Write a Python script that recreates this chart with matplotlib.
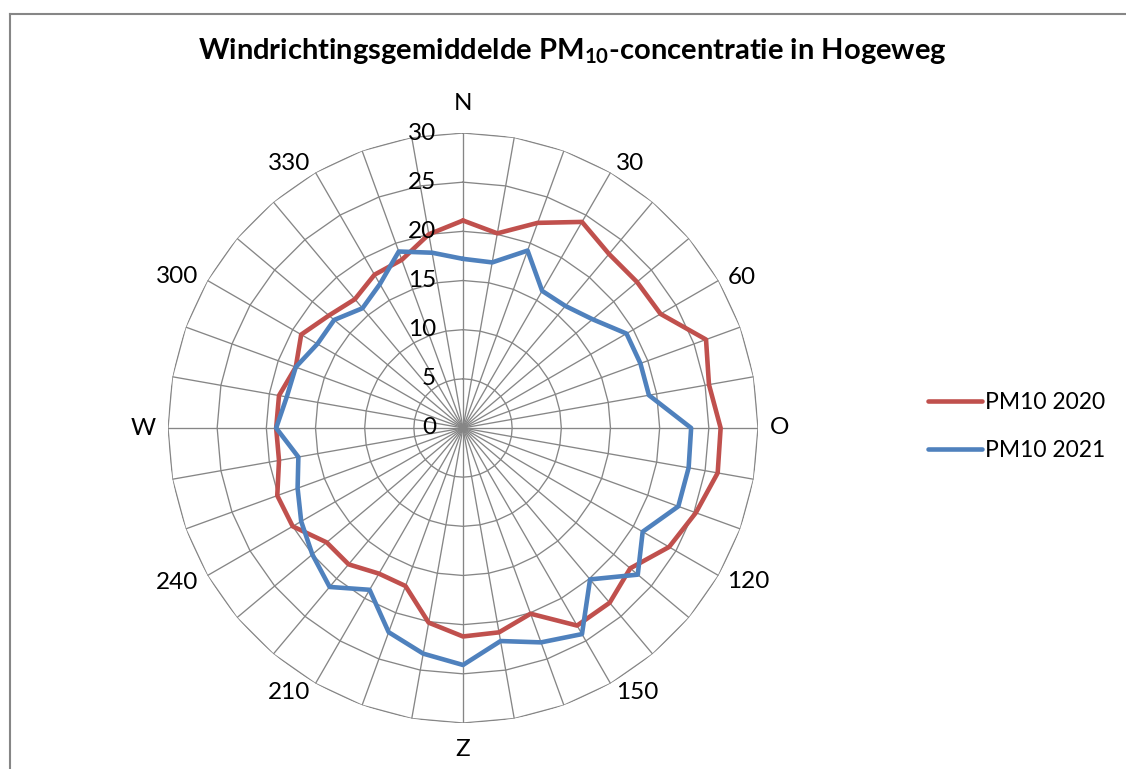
import numpy as np
import matplotlib
matplotlib.use("Agg")
import matplotlib.pyplot as plt
from matplotlib.lines import Line2D
from matplotlib.transforms import offset_copy

# Wind direction sectors (degrees) and the mean PM10 concentration per sector
directions = list(range(0, 360, 10))
pm10_2020 = [21.1, 20.1, 22.2, 24.2, 23.1, 23.1, 23.2, 26.3, 25.4, 26.2,
             26.3, 25.2, 24.2, 22.2, 23.2, 23.2, 20.1, 21.1, 21.2, 20.1,
             17.1, 17.1, 18.1, 18.1, 20.0, 20.1, 19.0, 19.0, 19.0, 18.1,
             19.0, 17.8, 17.1, 18.0, 18.2, 20.0]
pm10_2021 = [17.2, 17.1, 19.2, 16.1, 16.2, 17.2, 19.2, 19.2, 19.2, 23.2,
             23.3, 23.3, 21.1, 23.2, 20.1, 24.2, 23.2, 22.0, 24.1, 23.3,
             22.1, 19.0, 21.1, 20.0, 19.0, 17.9, 17.0, 19.0, 18.2, 18.1,
             17.1, 17.1, 15.9, 16.9, 19.1, 18.1]
series_names = ["PM10 2020", "PM10 2021"]
series_colors = ["#C0504D", "#4F81BD"]

# Labelled directions around the outside
label_dirs = [0, 30, 60, 90, 120, 150, 180, 210, 240, 270, 300, 330]
label_text = ["N", "30", "60", "O", "120", "150", "Z", "210", "240", "W", "300", "330"]
ring_values = [5, 10, 15, 20, 25, 30]
ring_labels = [0, 5, 10, 15, 20, 25, 30]

FONT = "Lato"
plt.rcParams["font.family"] = [FONT, "DejaVu Sans"]
plt.rcParams["mathtext.fontset"] = "custom"
plt.rcParams["mathtext.rm"] = FONT
plt.rcParams["mathtext.bf"] = FONT + ":bold"

W, H = 1126, 769
fig = plt.figure(figsize=(W / 100, H / 100), dpi=100)
fig.patch.set_facecolor("white")

cx, cy, R = 463, 428, 295
ax = fig.add_axes([(cx - R) / W, (H - cy - R) / H, 2 * R / W, 2 * R / H],
                  projection="polar")
ax.set_theta_zero_location("N")
ax.set_theta_direction(-1)
ax.set_ylim(0, 30)
ax.grid(False)
ax.set_xticks([])
ax.set_yticks([])
ax.spines["polar"].set_visible(False)
ax.patch.set_alpha(0)

theta = np.deg2rad(directions)
theta_closed = np.append(theta, theta[0])
grid_col = "#868686"

# Polygonal rings and spokes
for v in ring_values:
    ax.plot(theta_closed, [v] * len(theta_closed), color=grid_col, lw=0.95, zorder=1)
for t in theta:
    ax.plot([t, t], [0, 30], color=grid_col, lw=0.95, zorder=1)

# Data series
for vals, name, col in zip([pm10_2020, pm10_2021], series_names, series_colors):
    closed = list(vals) + [vals[0]]
    ax.plot(theta_closed, closed, color=col, lw=3.3, label=name,
            solid_joinstyle="round", solid_capstyle="round", zorder=3)

LABEL_FS = 17.5

# Ring value labels along the north spoke
tr = offset_copy(ax.transData, fig=fig, x=-27, y=0, units="dots")
for v in ring_labels:
    ax.text(0, v, str(v), transform=tr, ha="right", va="center",
            fontsize=LABEL_FS, color="black", zorder=4)

# Direction labels, anchored just outside the outer ring
def label_anchor(deg):
    s, c = np.sin(np.deg2rad(deg)), np.cos(np.deg2rad(deg))
    if abs(s) < 0.1:
        return "center", (0, 30 if c > 0 else -27)
    ha = "left" if s > 0 else "right"
    if abs(c) < 0.1:
        dx, dy = 12, 0
    elif abs(c) < 0.7:
        dx, dy = 9, 3.5 if c > 0 else -6.5
    else:
        dx, dy = 5.5, 9.5 if c > 0 else -9.5
    return ha, (dx if s > 0 else -dx, dy)

for d, s in zip(label_dirs, label_text):
    ha, (dx, dy) = label_anchor(d)
    ltr = offset_copy(ax.transData, fig=fig, x=dx, y=dy, units="dots")
    ax.text(np.deg2rad(d), 30, s, transform=ltr, ha=ha, va="center",
            fontsize=LABEL_FS, color="black")

# Title
fig.text(572.5 / W, 1 - 59 / H,
         r"Windrichtingsgemiddelde PM$_{\mathbf{10}}$-concentratie in Hogeweg",
         ha="center", va="baseline", fontsize=21, fontweight="bold")

# Legend
LEG_FS = 16.5
handles = [Line2D([0], [0], color=c, lw=3.3, solid_capstyle="round")
           for c in series_colors]
fig.legend(handles, series_names, loc="center left",
           bbox_to_anchor=(928 / W, 1 - 426.5 / H), frameon=False,
           fontsize=LEG_FS, handlelength=2.36, handletextpad=0.13,
           labelspacing=1.14, borderpad=0, borderaxespad=0)

# Chart-area border (left and top edges)
fig.add_artist(Line2D([9.5 / W, 9.5 / W], [0, 1 - 14 / H], transform=fig.transFigure,
                      color=grid_col, lw=1.5))
fig.add_artist(Line2D([9.5 / W, 1], [1 - 14 / H, 1 - 14 / H], transform=fig.transFigure,
                      color=grid_col, lw=1.5))

fig.savefig("out.png", dpi=100, facecolor="white")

--------

Problem requirements -
Pick out all lines from the data above in which the word "matplotlib" appears.

Task result -
Write a Python script that recreates this chart with matplotlib.
import matplotlib
matplotlib.use("Agg")
import matplotlib.pyplot as plt
from matplotlib.lines import Line2D
from matplotlib.transforms import offset_copy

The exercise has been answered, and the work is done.